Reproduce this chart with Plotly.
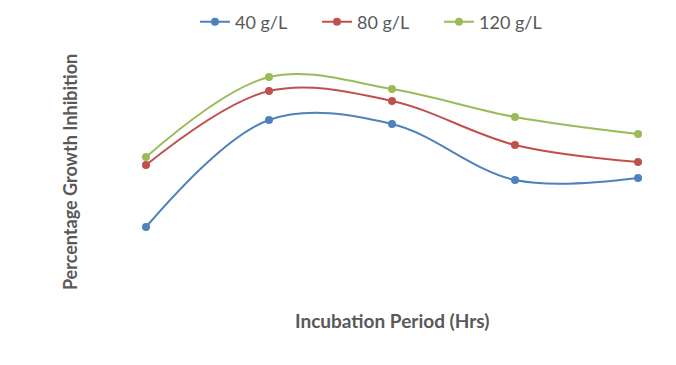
import plotly.graph_objects as go

categories = ["24", "48", "72", "96", "120"]
series_names = ["40 g/L", "80 g/L", "120 g/L"]
values_40 = [25.2, 68.0, 66.4, 44.0, 44.8]
values_80 = [50.0, 79.6, 75.6, 58.0, 51.2]
values_120 = [53.2, 85.2, 80.4, 69.2, 62.4]
colors = ["#4F81BD", "#C0504D", "#9BBB59"]
x_title = "Incubation Period (Hrs)"
y_title = "Percentage Growth Inhibition"

x_idx = list(range(len(categories)))
fig = go.Figure()
for name, vals, col in zip(series_names, [values_40, values_80, values_120], colors):
    fig.add_trace(go.Scatter(
        x=x_idx, y=vals, name=name, mode="lines+markers",
        line=dict(color=col, width=2, shape="spline", smoothing=1.0),
        marker=dict(color=col, size=8),
    ))

font_fam = "Lato, Open Sans, sans-serif"
fig.update_layout(
    width=676, height=365,
    margin=dict(l=92, r=28, t=2, b=83, autoexpand=False),
    paper_bgcolor="white", plot_bgcolor="white",
    font=dict(family=font_fam, color="#595959", size=18),
    showlegend=True,
    legend=dict(orientation="h", x=0.5, xanchor="center", y=0.957, yanchor="middle",
                entrywidth=77, entrywidthmode="pixels", font=dict(size=18, color="#595959"),
                itemwidth=30, bgcolor="rgba(0,0,0,0)"),
    xaxis=dict(range=[-0.374, 4.146], showgrid=False, zeroline=False, showline=False,
               showticklabels=False, ticks="", tickvals=x_idx, ticktext=categories,
               automargin=False),
    yaxis=dict(range=[0, 112], showgrid=False, zeroline=False, showline=False,
               showticklabels=False, ticks="", automargin=False),
    annotations=[
        dict(text="<b>" + x_title + "</b>", xref="paper", yref="paper", x=0.525, y=-0.1107,
             xanchor="center", yanchor="middle", showarrow=False,
             font=dict(size=19, color="#595959")),
        dict(text="<b>" + y_title + "</b>", xref="paper", yref="paper", x=-0.054, y=0.421,
             xanchor="center", yanchor="middle", showarrow=False, textangle=-90,
             font=dict(size=18, color="#595959")),
    ],
)
fig.write_html("out.html")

--------------------------------------------------

Request: Output a faithful copy of the data, with each picture left out.

Response to this task:
Reproduce this chart with Plotly.
import plotly.graph_objects as go

categories = ["24", "48", "72", "96", "120"]
series_names = ["40 g/L", "80 g/L", "120 g/L"]
values_40 = [25.2, 68.0, 66.4, 44.0, 44.8]
values_80 = [50.0, 79.6, 75.6, 58.0, 51.2]
values_120 = [53.2, 85.2, 80.4, 69.2, 62.4]
colors = ["#4F81BD", "#C0504D", "#9BBB59"]
x_title = "Incubation Period (Hrs)"
y_title = "Percentage Growth Inhibition"

x_idx = list(range(len(categories)))
fig = go.Figure()
for name, vals, col in zip(series_names, [values_40, values_80, values_120], colors):
    fig.add_trace(go.Scatter(
        x=x_idx, y=vals, name=name, mode="lines+markers",
        line=dict(color=col, width=2, shape="spline", smoothing=1.0),
        marker=dict(color=col, size=8),
    ))

font_fam = "Lato, Open Sans, sans-serif"
fig.update_layout(
    width=676, height=365,
    margin=dict(l=92, r=28, t=2, b=83, autoexpand=False),
    paper_bgcolor="white", plot_bgcolor="white",
    font=dict(family=font_fam, color="#595959", size=18),
    showlegend=True,
    legend=dict(orientation="h", x=0.5, xanchor="center", y=0.957, yanchor="middle",
                entrywidth=77, entrywidthmode="pixels", font=dict(size=18, color="#595959"),
                itemwidth=30, bgcolor="rgba(0,0,0,0)"),
    xaxis=dict(range=[-0.374, 4.146], showgrid=False, zeroline=False, showline=False,
               showticklabels=False, ticks="", tickvals=x_idx, ticktext=categories,
               automargin=False),
    yaxis=dict(range=[0, 112], showgrid=False, zeroline=False, showline=False,
               showticklabels=False, ticks="", automargin=False),
    annotations=[
        dict(text="<b>" + x_title + "</b>", xref="paper", yref="paper", x=0.525, y=-0.1107,
             xanchor="center", yanchor="middle", showarrow=False,
             font=dict(size=19, color="#595959")),
        dict(text="<b>" + y_title + "</b>", xref="paper", yref="paper", x=-0.054, y=0.421,
             xanchor="center", yanchor="middle", showarrow=False, textangle=-90,
             font=dict(size=18, color="#595959")),
    ],
)
fig.write_html("out.html")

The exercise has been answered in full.